During the off-season in 2019, the Los Angeles Dodgers released minor league infielder Jeremy Arocho, a 27th round draft pick in 2017. Not a terribly curious or unusual personnel decision, unless you took a closer look at Arocho’s vital baseball stats: Just 20 years old, the Maryland high school product slashed .312/.401/.380 at rookie-level Ogden in 2018, and followed that season up with virtually identical numbers, also at Ogden, in 2019.
During the 2019 season, the Dodgers blog had this to say about him: “[One of my favorite Single-A prospects is] 2B Jeremy Arocho (20)… I have no idea why Arocho has not been given the opportunities others have. He is back in the Pioneer League after hitting .313/.401/.380/.781 in 2018. In 2019, he is slashing .387/.587/.419/1.006. So Jeremy has not pouted about being held back. IMO, he deserves a chance at Great Lakes.”

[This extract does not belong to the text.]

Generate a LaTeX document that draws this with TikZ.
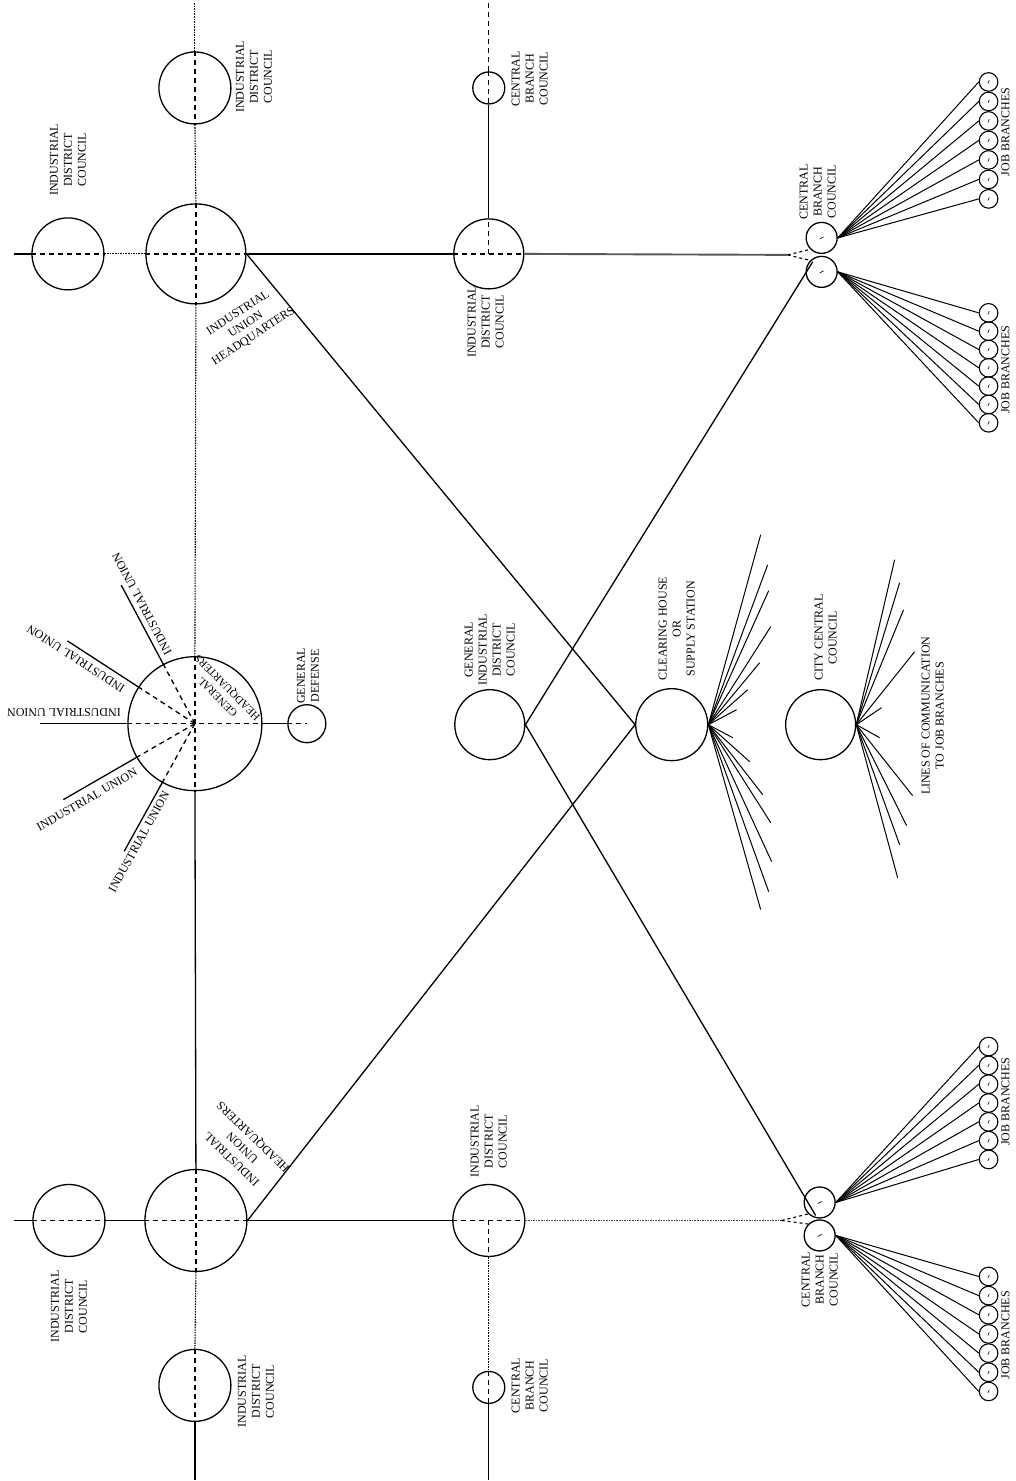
\documentclass[tikz,border=0pt]{standalone}
\usepackage{fontspec}
\setmainfont{Liberation Serif}
\usetikzlibrary{calc}
\begin{document}
\begin{tikzpicture}[x=1pt,y=-1pt,line width=1.3pt,
  circ/.style={circle,draw,inner sep=0pt,minimum size=#1pt},
  jb/.style={circle,draw,inner sep=0pt,minimum size=18.6pt,line width=1.1pt},
  dsh/.style={dash pattern=on 5pt off 4pt},
  fork/.style={dash pattern=on 3pt off 3pt,line width=1.1pt},
  dotl/.style={dash pattern=on 1.6pt off 1pt,line width=1.1pt},
  grayl/.style={line width=1.9pt,color=black!65},
  thin/.style={line width=1pt},
  lab/.style={font=\fontsize{12}{14}\selectfont,align=center,inner sep=0pt},
  tick/.style={line width=0.6pt}]
\path[fill=white] (0,0) rectangle (1016,1481);

% ---------------- circles ----------------
\node[circ=72]  (idcTa) at (195,88) {};
\node[circ=72]  (idcTl) at (68,254) {};
\node[circ=100] (iuhT)  at (196,254) {};
\node[circ=32]  (cbcT)  at (489,88) {};
\node[circ=70]  (idcTm) at (489,254) {};

\node[circ=134] (ghq)  at (195,724) {};
\node[circ=38]  (gd)   at (307,724) {};
\node[circ=70]  (gidc) at (490,725) {};
\node[circ=72]  (chs)  at (672,725) {};
\node[circ=70]  (ccc)  at (821,725) {};

\node[circ=72]  (idcBl) at (69,1221) {};
\node[circ=102] (iuhB)  at (196,1221) {};
\node[circ=72]  (idcBa) at (195,1386) {};
\node[circ=72]  (idcBm) at (489,1221) {};
\node[circ=32]  (cbcB)  at (489,1388) {};

\node[circ=31] (cbcTa) at (822,238) {};
\node[circ=31] (cbcTb) at (822,272) {};
\node[circ=31] (cbcBa) at (820,1203) {};
\node[circ=31] (cbcBb) at (820,1236) {};

% free ends
\coordinate (topL)  at (195,3);
\coordinate (botL)  at (195,1481);
\coordinate (topM)  at (489,3);
\coordinate (botM)  at (489,1481);
\coordinate (leftT) at (14,254);
\coordinate (leftB) at (14,1221);
\coordinate (forkT) at (788,255);
\coordinate (forkB) at (782,1221);
\coordinate (endT)  at (813,262);
\coordinate (endB)  at (816,1216);

% ---------------- left column ----------------
\draw[dotl] (topL) -- (idcTa.north);
\draw[dsh] (idcTa.north) -- (idcTa.south);
\draw[dotl] (idcTa.south) -- (iuhT.north);
\draw[dsh] (iuhT.north) -- (iuhT.south);
\draw[dsh] (iuhT.west) -- (iuhT.east);
\draw[dotl] (iuhT.south) -- (ghq.north);
\draw (ghq.south) -- (iuhB.north);
\draw[dsh] (iuhB.north) -- (iuhB.south);
\draw[dsh] (iuhB.west) -- (iuhB.east);
\draw[dotl] (iuhB.south) -- (idcBa.north);
\draw[dsh] (idcBa.north) -- (idcBa.south);
\draw (idcBa.south) -- (botL);

\draw (leftT) -- (idcTl.west);
\draw[dsh] (idcTl.west) -- (idcTl.east);
\draw[dotl] (idcTl.east) -- (iuhT.west);
\draw (leftB) -- (idcBl.west);
\draw[dsh] (idcBl.west) -- (idcBl.east);
\draw (idcBl.east) -- (iuhB.west);

% general headquarters
\draw[dsh] (ghq.north) -- (ghq.south);
\draw[dsh] (ghq.west) -- (ghq.east);
\foreach \a in {147,118,210,241}
  \draw[dsh] (ghq.center) -- ($(ghq.center)+(-\a:67)$);
\foreach \a/\l in {180/88,147/85,118/90,210/85,241/79}
  \draw ($(ghq.center)+(-\a:67)$) -- ($(ghq.center)+(-\a:67+\l)$);
\draw (ghq.east) -- (gd.west);
\draw[dsh] (gd.west) -- (gd.center);

% ---------------- middle column ----------------
\draw[dsh] (topM) -- (cbcT.north);
\draw[dsh] (cbcT.north) -- (cbcT.south);
\draw (cbcT.south) -- (idcTm.north);
\draw[dsh] (idcTm.west) -- (idcTm.east);
\draw[dsh] (idcTm.center) -- (idcTm.north);
\draw (iuhT.east) -- (idcTm.west);
\draw[grayl] (idcTm.east) -- (forkT);

\draw (iuhB.east) -- (idcBm.west);
\draw[dsh] (idcBm.west) -- (idcBm.east);
\draw[dsh] (idcBm.center) -- (idcBm.south);
\draw[dotl] (idcBm.south) -- (cbcB.north);
\draw[dsh] (cbcB.north) -- (cbcB.south);
\draw (cbcB.south) -- (botM);
\draw[dotl,color=black!75] (idcBm.east) -- (forkB);

% forks
\draw[fork] (forkT) -- (cbcTa.south west);
\draw[fork] (forkT) -- (cbcTb.north west);
\draw[fork] (forkB) -- (cbcBa.south west);
\draw[fork] (forkB) -- (cbcBb.north west);

% diagonals
\draw (iuhT.east) -- (chs.west);
\draw (iuhB.east) -- (chs.west);
\draw (gidc.east) -- (endT);
\draw (gidc.east) -- (endB);

% rays
\foreach \x/\y in {761/535,768/565,769/591,771/627,760/663,748/690,737/710,
                   733/738,750/762,763/795,771/823,772/862,769/892,761/910}
  \draw[thin] (chs.east) -- (\x,\y);
\foreach \x/\y in {895/560,900/583,904/610,915/652,882/708,
                   880/738,913/796,907/826,900/845,898/878}
  \draw[thin] (ccc.east) -- (\x,\y);

% ticks in pair circles
\foreach \n in {cbcTa,cbcTb,cbcBa,cbcBb}
  \draw[tick] ($(\n)+(-2,1)$) -- ($(\n)+(2,-1)$);

% job branches
\foreach \i in {0,...,6} {
  \pgfmathsetmacro\ya{82+19.5*\i}
  \node[jb] (ja\i) at (989,\ya) {};
  \draw[thin] (cbcTa.east) -- (ja\i.west);
  \draw[tick] ($(ja\i)+(-0.7,1.6)$) -- ($(ja\i)+(0.7,-1.6)$);
  \pgfmathsetmacro\yb{313+18.33*\i}
  \node[jb] (jb\i) at (989,\yb) {};
  \draw[thin] (cbcTb.east) -- (jb\i.west);
  \draw[tick] ($(jb\i)+(-0.7,1.6)$) -- ($(jb\i)+(0.7,-1.6)$);
  \pgfmathsetmacro\yc{1047+18.83*\i}
  \node[jb] (jc\i) at (989,\yc) {};
  \draw[thin] (cbcBa.east) -- (jc\i.west);
  \draw[tick] ($(jc\i)+(-0.7,1.6)$) -- ($(jc\i)+(0.7,-1.6)$);
  \pgfmathsetmacro\yd{1277+19.17*\i}
  \node[jb] (jd\i) at (989,\yd) {};
  \draw[thin] (cbcBb.east) -- (jd\i.west);
  \draw[tick] ($(jd\i)+(-0.7,1.6)$) -- ($(jd\i)+(0.7,-1.6)$);
}

% ---------------- labels ----------------
\node[lab,rotate=90] (l1) at (254,77) {INDUSTRIAL\\DISTRICT\\COUNCIL};
\node[lab,rotate=90] (l2) at (68,160) {INDUSTRIAL\\DISTRICT\\COUNCIL};
\node[lab,rotate=33] (l3) at (246,325) {INDUSTRIAL\\UNION\\HEADQUARTERS};
\node[lab,rotate=90] (l4) at (530,79) {CENTRAL\\BRANCH\\COUNCIL};
\node[lab,rotate=90] (l5) at (486,322) {INDUSTRIAL\\DISTRICT\\COUNCIL};
\node[lab,rotate=90] (l6) at (308,676) {GENERAL\\DEFENSE};
\node[lab,rotate=135,font=\fontsize{11}{13.5}\selectfont] (l7) at (223,692) {GENERAL\\HEADQUARTERS};
\node[lab,rotate=180] (u1) at (64,713) {INDUSTRIAL UNION};
\node[lab,rotate=147] (u2) at (76,659) {INDUSTRIAL UNION};
\node[lab,rotate=118] (u3) at (142,604) {INDUSTRIAL UNION};
\node[lab,rotate=30]  (u4) at (87,800) {INDUSTRIAL UNION};
\node[lab,rotate=61]  (u5) at (139,842) {INDUSTRIAL UNION};
\node[lab,rotate=90] (l8) at (490,650) {GENERAL\\INDUSTRIAL\\DISTRICT\\COUNCIL};
\node[lab,rotate=90] (l9) at (677,629) {CLEARING HOUSE\\OR\\SUPPLY STATION};
\node[lab,rotate=90] (l10) at (826,638) {CITY CENTRAL\\COUNCIL};
\node[lab,rotate=90] (l11) at (933,716) {LINES OF COMMUNICATION\\TO JOB BRANCHES};
\node[lab,rotate=90] (l12) at (818,192) {CENTRAL\\BRANCH\\COUNCIL};
\node[lab,rotate=90] (l13) at (820,1280) {CENTRAL\\BRANCH\\COUNCIL};
\node[lab,rotate=90] (jl1) at (1006,132) {JOB BRANCHES};
\node[lab,rotate=90] (jl2) at (1006,370) {JOB BRANCHES};
\node[lab,rotate=90] (jl3) at (1006,1102) {JOB BRANCHES};
\node[lab,rotate=90] (jl4) at (1006,1336) {JOB BRANCHES};
\node[lab,rotate=90] (l14) at (69,1307) {INDUSTRIAL\\DISTRICT\\COUNCIL};
\node[lab,rotate=90] (l15) at (256,1392) {INDUSTRIAL\\DISTRICT\\COUNCIL};
\node[lab,rotate=136,font=\fontsize{12}{15.5}\selectfont] (l16) at (243,1148) {INDUSTRIAL\\UNION\\HEADQUARTERS};
\node[lab,rotate=90] (l17) at (489,1142) {INDUSTRIAL\\DISTRICT\\COUNCIL};
\node[lab,rotate=90] (l18) at (530,1386) {CENTRAL\\BRANCH\\COUNCIL};
\end{tikzpicture}
\end{document}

In short: Arocho was young, projectable and statistically successful… not the sort of creature that teams typically release back into the wild. (Mind you, this all went down in November 2019, before the pandemic impelled teams to shed minor league salaries left and right.) Predictably, he was not unemployed for long: The Angels snapped him up that winter, and held onto to him through the pandemic. Here’s a link to a story in a Maryland newspaper in 2020 that describes his off-season regimen as an Angels prospect.
Arocho made his debut as an Angels farmland at low-A Inland Empire last week, and is off to a hot start, with six hits in 15 ABs (.400) and couple stolen bases.
So: Good for us, and him. But inquiring minds would like to know why he was available to sign in the first place. No glove? Unbearable body odor? Qanon? Would love it if someone could shed light.